The Colorado Orange Apple dates back the 1800s, and at its peak in 1908, there were 3,200 acres of orchards growing that fruit, according to Slow Food USA. But as of 2016, there is only one tree surviving that can still grow this breed of apple.
An effort to save the fruit has led to between 50 and 60 new trees growing in the state, but none of the new plants have yielded any fruit. Like the apple, there are beans, potatoes, cattle, and sheep that come from the list’s “mountain” region including Colorado.
“When it comes to foods like this, it is a matter of making sure we have fair farming practices.”
Whether it is a type of apple or honey, access to these more unique type of ingredients have dropped as stores and restaurants prefer more common options. Slow Food USA tries to connect farmers and growers with chefs to help bring more attention to these dying food products. The goal is to help generate more interest from consumers and diners so these items will survive.
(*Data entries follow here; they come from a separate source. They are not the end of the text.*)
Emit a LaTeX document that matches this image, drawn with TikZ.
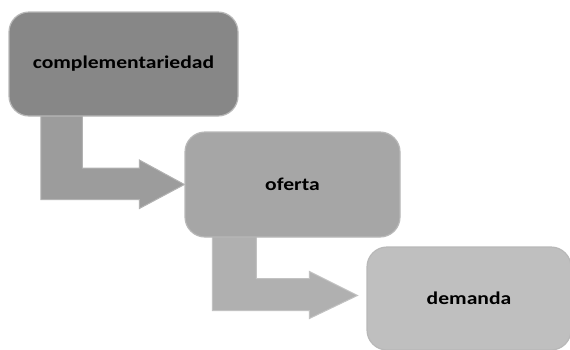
\documentclass[tikz,border=0pt]{standalone}
\usepackage{fontspec}
\setmainfont{Carlito}
\usetikzlibrary{calc,backgrounds}
\begin{document}
\begin{tikzpicture}[x=1pt,y=-1pt,
  boxstyle/.style={draw=black!28,line width=1.2pt,rounded corners=20pt,inner sep=0pt,
     font=\bfseries\fontsize{18}{20}\selectfont},
  arrowone/.style={fill=black!39,draw=black!30,line width=1pt},
  arrowtwo/.style={fill=black!31,draw=black!24,line width=1pt}]
\useasboundingbox (0,0) rectangle (570,349);
% boxes (nodes)
\node[boxstyle,fill=black!47,minimum width=229pt,minimum height=104pt] (b1) at (123.5,64) {\scalebox{1.2}[1]{complementariedad}};
\node[boxstyle,fill=black!35,minimum width=215pt,minimum height=105pt] (b2) at (292.5,184.5) {\scalebox{1.2}[1]{oferta}};
\node[boxstyle,fill=black!25,minimum width=204pt,minimum height=103pt] (b3) at (469,298.5) {\scalebox{1.2}[1]{demanda}};
% block arrows, from box to box, drawn behind the boxes
\path let \p1=(b1.south west), \p2=(b2.west) in
  coordinate (a1s) at (\x1+32.5,\y1+2)
  coordinate (a1t) at (\p2);
\path let \p1=(b2.south west), \p2=(b3.west) in
  coordinate (a2s) at (\x1+28,\y1+2)
  coordinate (a2t) at (\x2-9,\y2+3);
\begin{scope}[on background layer]
\fill[arrowone] (a1s) -- ++(41.5,0) |- ($(a1t)+(-45,-16.5)$) -- ++(0,-8) -- (a1t)
  -- ++(-45,24) -- ++(0,-9) -| (a1s);
\fill[arrowtwo] (a2s) -- ++(44,0) |- ($(a2t)+(-48,-17)$) -- ++(0,-7) -- (a2t)
  -- ++(-48,23) -- ++(0,-8) -| (a2s);
\end{scope}
\end{tikzpicture}
\end{document}
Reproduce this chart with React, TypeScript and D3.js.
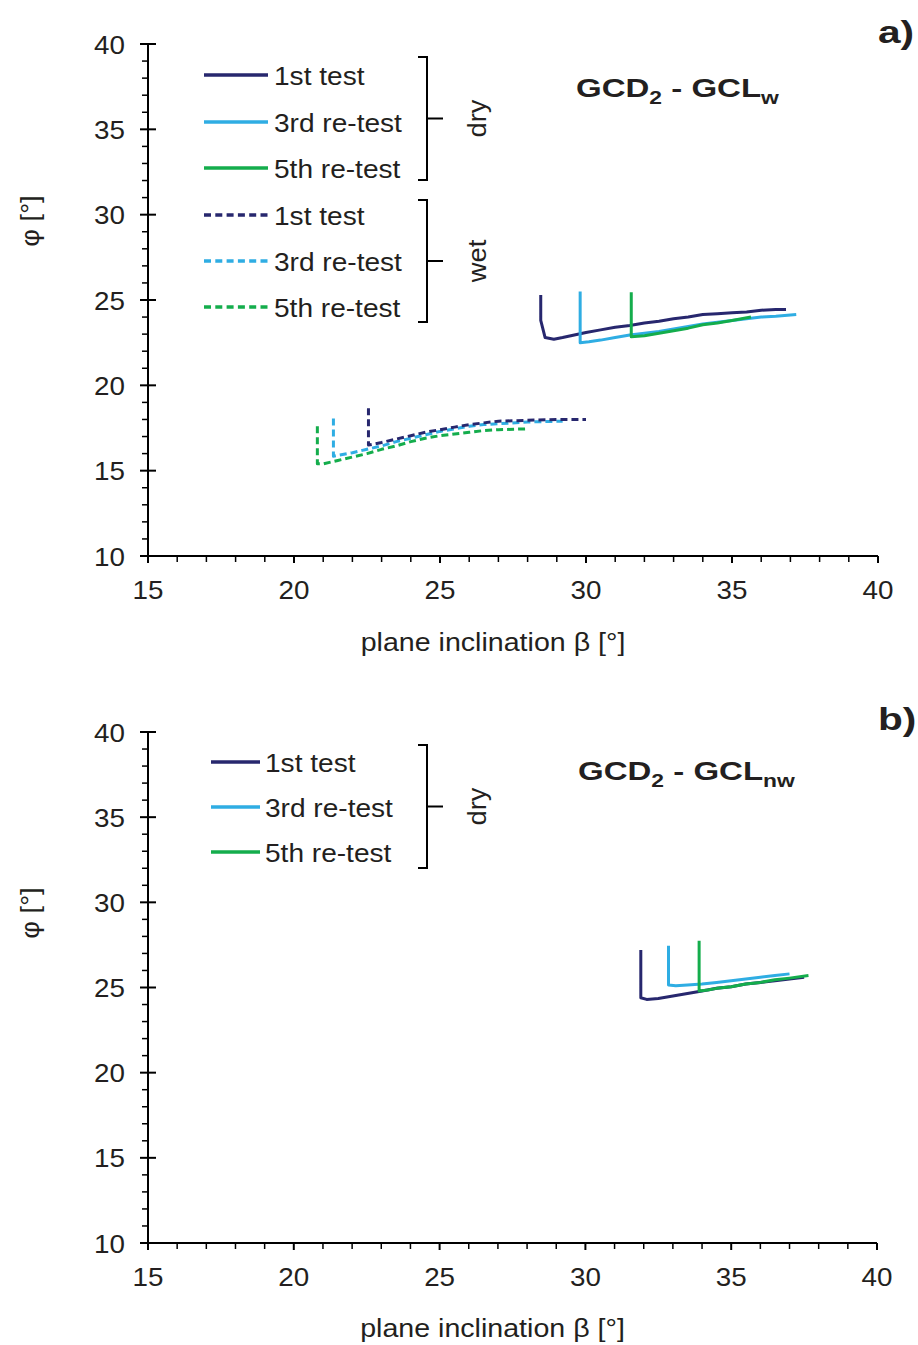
import React from "react";
import * as d3 from "d3";

type Pt = [number, number];

const xTicks = [15, 20, 25, 30, 35, 40];
const yTicks = [10, 15, 20, 25, 30, 35, 40];

// panel a) dry
const dry1stA: Pt[] = [[28.45, 25.3], [28.45, 23.8], [28.6, 22.8], [28.9, 22.7], [29.2, 22.8], [29.6, 22.95], [30, 23.1], [30.5, 23.25], [31, 23.4], [31.5, 23.5], [32, 23.65], [32.5, 23.75], [33, 23.9], [33.5, 24.0], [34, 24.15], [34.5, 24.2], [35, 24.25], [35.5, 24.3], [36, 24.4], [36.5, 24.45], [36.85, 24.45]];
const dry3rdA: Pt[] = [[29.8, 25.5], [29.8, 22.5], [30.1, 22.55], [30.5, 22.65], [31, 22.8], [31.5, 22.95], [32, 23.05], [32.5, 23.15], [33, 23.3], [33.5, 23.45], [34, 23.6], [34.5, 23.7], [35, 23.8], [35.5, 23.9], [36, 24.0], [36.5, 24.05], [37.2, 24.15]];
const dry5thA: Pt[] = [[31.55, 25.45], [31.55, 22.85], [32, 22.9], [32.5, 23.05], [33, 23.2], [33.5, 23.35], [34, 23.55], [34.5, 23.65], [35, 23.8], [35.65, 24.0]];
// panel a) wet
const wet1stA: Pt[] = [[22.55, 18.65], [22.55, 16.5], [23, 16.65], [23.5, 16.85], [24, 17.05], [24.5, 17.25], [25, 17.4], [25.5, 17.55], [26, 17.7], [26.5, 17.8], [27, 17.9], [28, 17.95], [29, 18.0], [30, 18.0]];
const wet3rdA: Pt[] = [[21.35, 18.05], [21.35, 15.85], [22, 16.05], [22.5, 16.25], [23, 16.45], [23.5, 16.7], [24, 16.9], [24.5, 17.1], [25, 17.3], [25.5, 17.45], [26, 17.6], [26.5, 17.7], [27, 17.75], [28, 17.85], [29.2, 17.9]];
const wet5thA: Pt[] = [[20.8, 17.6], [20.8, 15.4], [21.0, 15.4], [21.5, 15.6], [22, 15.8], [22.5, 16.0], [23, 16.25], [23.5, 16.45], [24, 16.7], [24.5, 16.9], [25, 17.05], [25.5, 17.15], [26, 17.25], [26.5, 17.35], [27, 17.4], [27.95, 17.45]];
// panel b) dry
const dry1stB: Pt[] = [[31.9, 27.2], [31.9, 24.4], [32.1, 24.3], [32.5, 24.35], [33, 24.5], [33.5, 24.65], [34, 24.8], [34.5, 24.95], [35, 25.05], [35.5, 25.2], [36, 25.3], [36.5, 25.4], [37, 25.5], [37.5, 25.6]];
const dry3rdB: Pt[] = [[32.85, 27.45], [32.85, 25.15], [33.1, 25.1], [33.5, 25.15], [34, 25.2], [34.5, 25.3], [35, 25.4], [35.5, 25.5], [36, 25.6], [36.5, 25.7], [37, 25.8]];
const dry5thB: Pt[] = [[33.9, 27.75], [33.9, 24.8], [34.2, 24.85], [34.5, 24.95], [35, 25.05], [35.5, 25.2], [36, 25.3], [36.5, 25.45], [37, 25.55], [37.65, 25.7]];

const legendLabels = ["1st test", "3rd re-test", "5th re-test"];
const NAVY = "#27276e";
const CYAN = "#2fade3";
const GREEN = "#14ad4c";
const colors = [NAVY, CYAN, GREEN];
const FONT = "Liberation Sans, Arial, sans-serif";
const INK = "#231f20";

type Series = { data: Pt[]; color: string; dashed: boolean };

function T(props: { x: number; y: number; size: number; sx?: number; anchor?: string; bold?: boolean; rot?: number; children: React.ReactNode }) {
  const sx = props.sx ?? 1.08;
  const tr = props.rot ? `translate(${props.x},${props.y}) rotate(${props.rot}) scale(${sx},1)` : `translate(${props.x},${props.y}) scale(${sx},1)`;
  return (
    <text transform={tr} textAnchor={props.anchor ?? "start"} fontSize={props.size}
      fontWeight={props.bold ? "bold" : "normal"} fontFamily={FONT} fill={INK}>{props.children}</text>
  );
}

function Panel(props: {
  x0: number; x1: number; yTop: number; yBot: number;
  series: Series[];
  legend: React.ReactNode;
  sub: string; titleX: number; titleY: number;
  letter: string; letterY: number;
  yLabelY: number; xLabelY: number;
}) {
  const { x0, x1, yTop, yBot } = props;
  const x = d3.scaleLinear().domain([15, 40]).range([x0, x1]);
  const y = d3.scaleLinear().domain([10, 40]).range([yBot, yTop]);
  const line = d3.line<Pt>().x((d) => x(d[0])).y((d) => y(d[1]));
  const xMinor = d3.range(15, 41, 1).filter((v) => v % 5 !== 0);
  const yMinor = d3.range(10, 41, 1).filter((v) => v % 5 !== 0);
  return (
    <g>
      <line x1={x0} x2={x1} y1={yBot} y2={yBot} stroke="#000" strokeWidth={2} />
      <line x1={x0} x2={x0} y1={yTop} y2={yBot + 6} stroke="#000" strokeWidth={2} />
      {xTicks.map((t) => (
        <g key={"xt" + t}>
          <line x1={x(t)} x2={x(t)} y1={yBot} y2={yBot + 7} stroke="#000" strokeWidth={2} />
          <T x={x(t)} y={yBot + 43} size={26} sx={1.07} anchor="middle">{t}</T>
        </g>
      ))}
      {xMinor.map((t) => (
        <line key={"xm" + t} x1={x(t)} x2={x(t)} y1={yBot} y2={yBot + 6} stroke="#000" strokeWidth={1.5} />
      ))}
      {yTicks.map((t) => (
        <g key={"yt" + t}>
          <line x1={x0 - 8} x2={x0 + 8} y1={y(t)} y2={y(t)} stroke="#000" strokeWidth={2} />
          <T x={x0 - 23} y={y(t) + 9.5} size={26} sx={1.07} anchor="end">{t}</T>
        </g>
      ))}
      {yMinor.map((t) => (
        <line key={"ym" + t} x1={x0 - 6} x2={x0} y1={y(t)} y2={y(t)} stroke="#000" strokeWidth={1.5} />
      ))}
      <T x={(x0 + x1) / 2 - 20} y={props.xLabelY} size={26} sx={1.1} anchor="middle">plane inclination β [°]</T>
      <T x={39} y={props.yLabelY} size={26} sx={1.05} anchor="middle" rot={-90}>φ [°]</T>
      {props.series.map((s, i) => (
        <path key={"s" + i} d={line(s.data) || ""} fill="none" stroke={s.color} strokeWidth={3}
          strokeDasharray={s.dashed ? "7 4" : undefined} strokeLinejoin="round" />
      ))}
      {props.legend}
      <T x={props.titleX} y={props.titleY} size={26} sx={1.27} bold>
        GCD<tspan fontSize={18} dy={7}>2</tspan><tspan dy={-7}> - GCL</tspan><tspan fontSize={18} dy={7}>{props.sub}</tspan>
      </T>
      <T x={878} y={props.letterY} size={32} sx={1.27} bold>{props.letter}</T>
    </g>
  );
}

function Legend(props: { x1: number; x2: number; ys: number[]; dashed: boolean; textX: number }) {
  return (
    <g>
      {props.ys.map((yy, i) => (
        <g key={i}>
          <line x1={props.x1} x2={props.x2} y1={yy} y2={yy} stroke={colors[i]} strokeWidth={3.5}
            strokeDasharray={props.dashed ? "7 4.3" : undefined} />
          <T x={props.textX} y={yy + 9.5} size={26} sx={1.08}>{legendLabels[i]}</T>
        </g>
      ))}
    </g>
  );
}

function Bracket(props: { x: number; y1: number; y2: number; label: string; labelX: number }) {
  const mid = (props.y1 + props.y2) / 2;
  return (
    <g>
      <path d={`M${props.x - 9},${props.y1} L${props.x},${props.y1} L${props.x},${props.y2} L${props.x - 9},${props.y2}`}
        fill="none" stroke="#000" strokeWidth={2} />
      <line x1={props.x} x2={props.x + 16} y1={mid} y2={mid} stroke="#000" strokeWidth={2} />
      <T x={props.labelX} y={mid} size={26} sx={1.05} anchor="middle" rot={-90}>{props.label}</T>
    </g>
  );
}

export default function App() {
  const seriesA: Series[] = [
    { data: wet5thA, color: GREEN, dashed: true },
    { data: wet3rdA, color: CYAN, dashed: true },
    { data: wet1stA, color: NAVY, dashed: true },
    { data: dry1stA, color: NAVY, dashed: false },
    { data: dry3rdA, color: CYAN, dashed: false },
    { data: dry5thA, color: GREEN, dashed: false },
  ];
  const seriesB: Series[] = [
    { data: dry1stB, color: NAVY, dashed: false },
    { data: dry3rdB, color: CYAN, dashed: false },
    { data: dry5thB, color: GREEN, dashed: false },
  ];
  return (
    <svg width={918} height={1345} style={{ position: "absolute", left: 0, top: 0, background: "#fff" }}>
      <rect width={918} height={1345} fill="#fff" />
      <Panel x0={148} x1={878} yTop={44} yBot={556} series={seriesA}
        sub="w" titleX={576} titleY={97} letter="a)" letterY={43}
        yLabelY={221} xLabelY={651}
        legend={
          <g>
            <Legend x1={204} x2={268} ys={[75, 122, 168]} dashed={false} textX={274} />
            <Legend x1={204} x2={268} ys={[215, 261, 307]} dashed={true} textX={274} />
            <Bracket x={427} y1={57} y2={180} label="dry" labelX={486} />
            <Bracket x={427} y1={200} y2={322} label="wet" labelX={486} />
          </g>
        } />
      <Panel x0={148} x1={877} yTop={732} yBot={1243} series={seriesB}
        sub="nw" titleX={578} titleY={780} letter="b)" letterY={730}
        yLabelY={913} xLabelY={1337}
        legend={
          <g>
            <Legend x1={211} x2={260} ys={[762, 807, 852]} dashed={false} textX={265} />
            <Bracket x={427} y1={745} y2={868} label="dry" labelX={486} />
          </g>
        } />
    </svg>
  );
}
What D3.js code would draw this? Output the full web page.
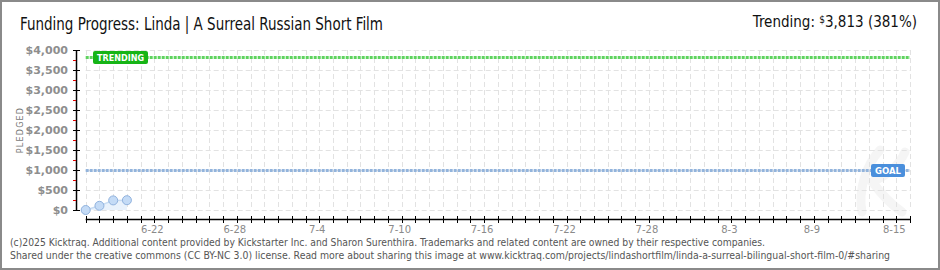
<!DOCTYPE html>
<html>
<head>
<meta charset="utf-8">
<script src="https://cdn.jsdelivr.net/npm/d3@7"></script>
<style>
  body { margin: 0; background: #fff; }
  svg { display: block; }
</style>
</head>
<body>
<div id="chart"></div>
<script>
// data
let dates = ["2025-06-17", "2025-06-18", "2025-06-19", "2025-06-20"];
let pledged = [0, 105, 240, 245];
let goal = 1000;
let trending = 3813;
let yTicks = [0, 500, 1000, 1500, 2000, 2500, 3000, 3500, 4000];
let xLabels = ["2025-06-22", "2025-06-28", "2025-07-04", "2025-07-10", "2025-07-16",
               "2025-07-22", "2025-07-28", "2025-08-03", "2025-08-09", "2025-08-15"];
let xStart = "2025-06-17", xEnd = "2025-08-16";

let width = 940, height = 270;
let parse = d3.timeParse("%Y-%m-%d");
let points = dates.map((d, i) => ({ date: parse(d), value: pledged[i] }));

let svg = d3.select("#chart").append("svg")
  .attr("width", width).attr("height", height);

// frame
svg.append("rect")
  .attr("x", 1).attr("y", 1).attr("width", width - 2).attr("height", height - 2)
  .attr("fill", "#fff").attr("stroke", "#8a8a8a").attr("stroke-width", 2);

let x = d3.scaleTime().domain([parse(xStart), parse(xEnd)]).range([85.7, 910]);
let y = d3.scaleLinear().domain([0, 4000]).range([210, 50]);
let days = d3.timeDay.range(parse(xStart), d3.timeDay.offset(parse(xEnd), 1));

// faint watermark (drawn as a shape, not text)
svg.append("path")
  .attr("d", "M862,212 C858,190 866,165 880,150 M872,182 C885,176 898,168 905,152 M874,184 C882,195 892,205 902,212")
  .attr("fill", "none").attr("stroke", "#f5f5f5").attr("stroke-width", 9).attr("stroke-linecap", "round");

// grid
let grid = svg.append("g").attr("stroke", "#e2e2e2").attr("stroke-width", 1)
  .attr("stroke-dasharray", "5,3");
grid.selectAll(".hg").data(yTicks).enter().append("line")
  .attr("x1", x.range()[0]).attr("x2", x.range()[1])
  .attr("y1", d => Math.round(y(d)) + 0.5).attr("y2", d => Math.round(y(d)) + 0.5);
grid.selectAll(".vg").data(days).enter().append("line")
  .attr("x1", d => Math.round(x(d)) + 0.5).attr("x2", d => Math.round(x(d)) + 0.5)
  .attr("y1", y(4000)).attr("y2", y(0));

// goal and trending lines
function refLine(v, color) {
  svg.append("line")
    .attr("x1", x.range()[0]).attr("x2", x.range()[1])
    .attr("y1", Math.round(y(v)) + 0.5).attr("y2", Math.round(y(v)) + 0.5)
    .attr("stroke", color).attr("stroke-width", 3).attr("stroke-dasharray", "3,1");
}
refLine(trending, "#5fd35f");
refLine(goal, "#93b4dc");

// area + line + points
let area = d3.area().x(d => x(d.date)).y0(y(0)).y1(d => y(d.value));
svg.append("path").datum(points).attr("d", area).attr("fill", "#e9f2fc");
svg.append("path").datum(points)
  .attr("d", d3.line().x(d => x(d.date)).y(d => y(d.value)))
  .attr("fill", "none").attr("stroke", "#c8dcf3").attr("stroke-width", 1.5);
svg.selectAll(".pt").data(points).enter().append("circle")
  .attr("cx", d => x(d.date)).attr("cy", d => y(d.value)).attr("r", 4.5)
  .attr("fill", "#c4dbf6").attr("stroke", "#90b2de").attr("stroke-width", 1);

// labels on reference lines
function tag(text, cx, v, w, fill) {
  let g = svg.append("g");
  let cy = Math.round(y(v)) + 0.5;
  g.append("rect").attr("x", cx).attr("y", cy - 6.5).attr("width", w).attr("height", 13)
    .attr("rx", 2).attr("fill", fill);
  g.append("text").attr("x", cx + 4).attr("y", cy + 3.5)
    .attr("font-family", "DejaVu Sans").attr("font-weight", "bold").attr("font-size", 9)
    .attr("textLength", w - 8).attr("lengthAdjust", "spacingAndGlyphs")
    .attr("fill", "#fff").text(text);
}
tag("TRENDING", 93, trending, 55, "#16b416");
tag("GOAL", 871, goal, 34, "#4a8fdc");

// y axis
let yAxis = svg.append("g");
yAxis.append("line").attr("x1", 76.5).attr("x2", 76.5).attr("y1", y(4000)).attr("y2", y(0))
  .attr("stroke", "#000").attr("stroke-width", 1.5);
yAxis.selectAll(".minor").data(d3.range(250, 4000, 500)).enter().append("line")
  .attr("x1", 73).attr("x2", 76).attr("y1", d => Math.round(y(d)) + 0.5).attr("y2", d => Math.round(y(d)) + 0.5)
  .attr("stroke", "#e00000").attr("stroke-width", 1);
yAxis.selectAll(".major").data(yTicks).enter().append("line")
  .attr("x1", 73).attr("x2", 80).attr("y1", d => Math.round(y(d)) + 0.5).attr("y2", d => Math.round(y(d)) + 0.5)
  .attr("stroke", "#000").attr("stroke-width", 1);
yAxis.selectAll(".yl").data(yTicks).enter().append("text")
  .attr("x", 68).attr("y", d => y(d) + 4).attr("text-anchor", "end")
  .attr("font-family", "DejaVu Sans").attr("font-weight", "bold").attr("font-size", 11)
  .attr("fill", "#8e8e8e").text(d => "$" + d3.format(",")(d));

svg.append("text")
  .attr("transform", "translate(23,130) rotate(-90)").attr("text-anchor", "middle")
  .attr("font-family", "DejaVu Sans").attr("font-size", 8).attr("letter-spacing", 1.2)
  .attr("fill", "#777").text("PLEDGED");

// x axis
let xAxis = svg.append("g");
xAxis.append("line").attr("x1", x.range()[0]).attr("x2", x.range()[1])
  .attr("y1", 219.5).attr("y2", 219.5).attr("stroke", "#000").attr("stroke-width", 1.5);
xAxis.selectAll(".xt").data(days).enter().append("line")
  .attr("x1", d => Math.round(x(d)) + 0.5).attr("x2", d => Math.round(x(d)) + 0.5)
  .attr("y1", 216).attr("y2", 223).attr("stroke", "#000").attr("stroke-width", 1);
xAxis.selectAll(".xl").data(xLabels.map(parse)).enter().append("text")
  .attr("x", d => x(d) - 2).attr("y", 233).attr("text-anchor", "middle")
  .attr("font-family", "DejaVu Sans").attr("font-size", 10).attr("fill", "#8a8a8a")
  .text(d => d3.timeFormat("%-m-%-d")(d));

// title and trending text
svg.append("text").attr("x", 20).attr("y", 30)
  .attr("font-family", "DejaVu Sans Condensed").attr("font-size", 17).attr("fill", "#111")
  .attr("textLength", 363).attr("lengthAdjust", "spacingAndGlyphs")
  .text("Funding Progress: Linda | A Surreal Russian Short Film");
let tr = svg.append("text").attr("x", 917).attr("y", 27).attr("text-anchor", "end")
  .attr("font-family", "DejaVu Sans Condensed").attr("font-size", 15).attr("fill", "#111");
tr.append("tspan").text("Trending:  ");
tr.append("tspan").attr("font-size", 10).attr("dy", -4).text("$");
tr.append("tspan").attr("dy", 4).text(d3.format(",")(trending) + " (" + Math.round(trending / goal * 100) + "%)");

// footer
let foot = svg.append("g").attr("font-family", "DejaVu Sans Condensed").attr("font-size", 10).attr("fill", "#555");
foot.append("text").attr("x", 10).attr("y", 246).attr("textLength", 755).attr("lengthAdjust", "spacingAndGlyphs")
  .text("(c)2025 Kicktraq. Additional content provided by Kickstarter Inc. and Sharon Surenthira. Trademarks and related content are owned by their respective companies.");
foot.append("text").attr("x", 10).attr("y", 259).attr("textLength", 880).attr("lengthAdjust", "spacingAndGlyphs")
  .text("Shared under the creative commons (CC BY-NC 3.0) license. Read more about sharing this image at www.kicktraq.com/projects/lindashortfilm/linda-a-surreal-bilingual-short-film-0/#sharing");
</script>
</body>
</html>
For the second year in a row, Denver will host Slow Food Nations this summer. The free festival educates the public about issues like food preservation.
Some of the items on the Ark of Taste list will be available for visitors that weekend. The event runs July 13 – 15 and organizers expect to attract up to 25,000 people. There are also ticketed workshops on a range of topics scheduled for the event.
A Taste of Slow Food Nations, which includes dozens of restaurants including Urban Farmer, offering unique drinks with those endangered ingredients runs until June 30.
“As a restaurant like ours, being able to support those local farms and local communities is really important to us because that’s what helps these things stay in production,” said Wieser. “It would be sad to see those things disappear.”